In the words of the great Eleanor Roosevelt: “Do what you feel in your heart is right, for you will be criticized anyway.” Concentrate your energy on your parents and set boundaries with your brothers. Plan what you will say to your brothers and stick to it. Here are some examples:
“I’m doing all I can, if you want more done, I’d love your help.” These words are repeated and repeated. Your brothers say you should do something. You say you’re doing all you can (in a calm voice.) Your brothers try again to say something you should do. You say you would love it if they could do that for you. Keep in mind: you can’t have an argument if one of you doesn’t argue. You won’t feel ordered about, if you don’t accept the orders. But what if your brothers are relentless? Try this: “If we can’t talk about something else, I’m going to have to disconnect. I love you. I’ll call you another time.” Then hang up and keep your promise; call back the next day. Be prepared with your lines, if your brothers get mad at you. “I’m doing all I can. I really mean it that I’d love your help.” And repeat as above. Then turn the table; call your brothers and ask them when they are coming to town and what a help it will be for them to (name a chore or task.) In this way, you didn’t accept their orders. You had the conversation under your control, and you asked them for help before they started telling you what else you should be doing. I anticipate they may not like this turn around in you, but with firm kindness they will come around.
LONG DISTANCE FAMILIES
I’ve worked with families where the “kids” live in France, Israel, Alaska, Oregon, California and Colorado to name a few locations. And the elder parents are here. They won’t move. This is where they have always lived and worked. Their friends are here. And they don’t want to be a burden.

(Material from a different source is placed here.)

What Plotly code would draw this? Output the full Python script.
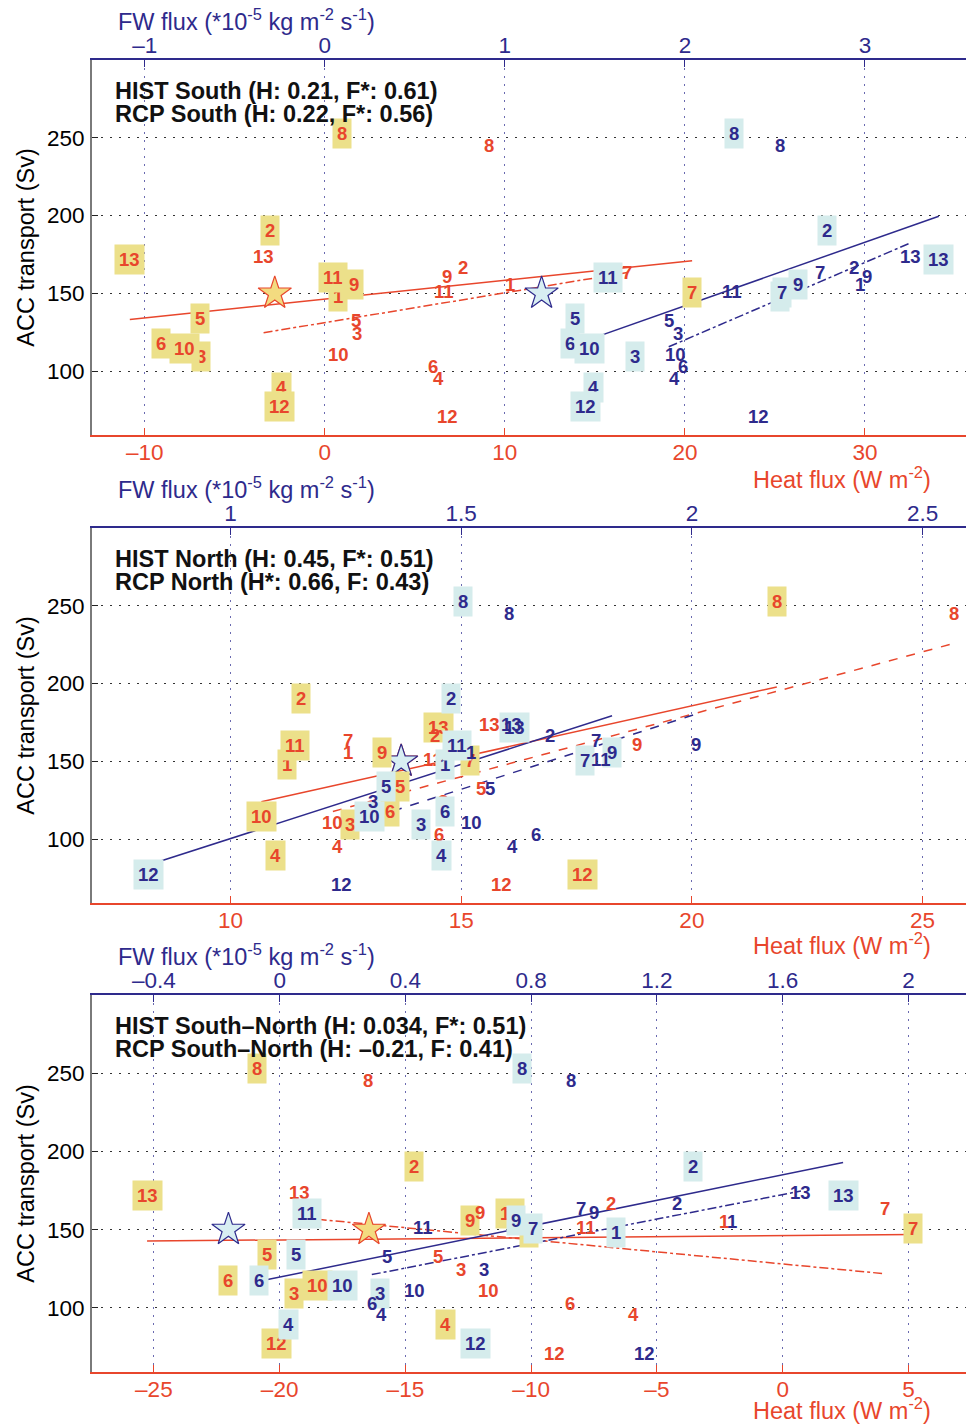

When the family calls, they always say they are fine. And that’s a worry, because everything can’t be fine all the time. Or, they explain that one of them fell, or they saw the doctor about their blood pressure and are taking a new medication that makes them dizzy.
Sometimes long distance families come into town once a year. Sometimes they are here once every other month or so. Travel is costly. Time away from work is difficult. The kids want to be with their parents, but want to be home too. And if something happens to change a parent’s health, long distance family wonder when they should come, because if they come now, they can’t come again right away.
Part of the reason elders don’t move is because the process seems overwhelming. There’s the house, and the issue of doctors and insurance coverage and it’s not “just the house,” it’s all the things in it and being frightened of starting over in an entirely new place. Let alone the worry of travelling to the new location and navigating an airport or being near a bathroom and worry about an accident. And what about taking pills on time? The elder thinks it is all too much.
These families need a surrogate. This could be via a companion service, or a visitor from the church, or a geriatric care manager. These families do best if there are trustworthy eyes and ears helping track parent’s needs. How wonderful if someone goes along to doctor appointments and gives the long distance family report, and reminds the elder of the doctor’s instructions. If the elder goes into the hospital, how nice that someone was able to physically get there to find out what is going on and to advocate. Line someone up.